Dependendo das características de sua personalidade, imagino que você, muito antes de cogitar o porquê, tenha se identificado com uma das duas personagens, ao mesmo tempo em que ficou com a incômoda desconfiança de que a outra é que estava certa, afinal. Eu confesso que, quando dei por mim, já me via como uma formiga laboriosa e invejosa das cigarras. Confesso também que, hoje, me sinto vingado: alguns de meus amigos, que aprendiam violão enquanto eu estudava, ficavam cercados de garotas fazendo coro de “Me leva amor, por onde for quero ser seu par...” enquanto eles arranhavam Andança, de Paulinho Tapajós, no violão desafinado. Depois elas ficaram mais pragmáticas e passaram a valorizar uma profissão estável na hora de decidir por um possível parceiro (tem um caldinho amargo me escorrendo do canto da boca agora).

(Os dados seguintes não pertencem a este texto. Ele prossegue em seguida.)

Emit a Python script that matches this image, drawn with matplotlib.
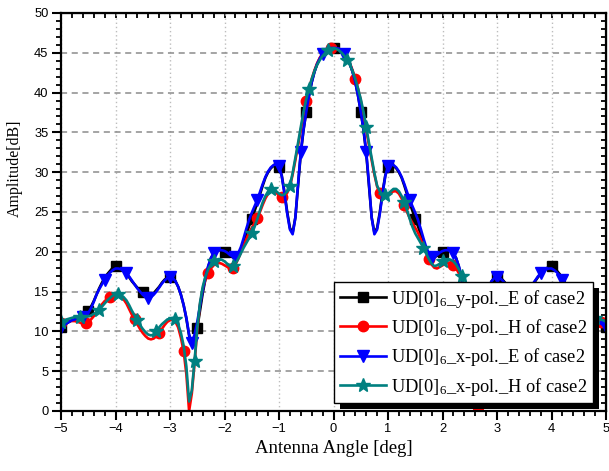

Voltando ao fim do mundo. Comportamo-nos como cigarras ou formigas na medida em que nosso futuro é ou não uma prioridade. Se achamos que vamos viver até os noventa, devemos agir de um jeito. Se, no entanto, cremos que vamos morrer jovens e o inverno não nos alcançará, agimos de outro. Ou, pelo menos, pensamos que deveríamos agir assim ou assado, sem transformar a intenção em ação. É certo que, se eu soubesse que o mundo acabaria amanhã, eu não teria estudado ontem, nem agendado consultas para mês que vem. Talvez tivesse ligado para você, para ouvir sua voz uma última vez, ou ouvido aquele meu CD favorito. Talvez andasse pelado na chuva. Ou talvez fosse arrumar umas gavetas, na tentativa de estabelecer um resto de ordem diante do caos iminente.

A sabedoria estaria em fazer com que a formiga e a cigarra interiores sentassem e chegassem a um acordo justo e favorável para ambas, conciliando a previdência e o Carpe Diem. Só não sei se a reunião seria no escritório ou à beira da piscina.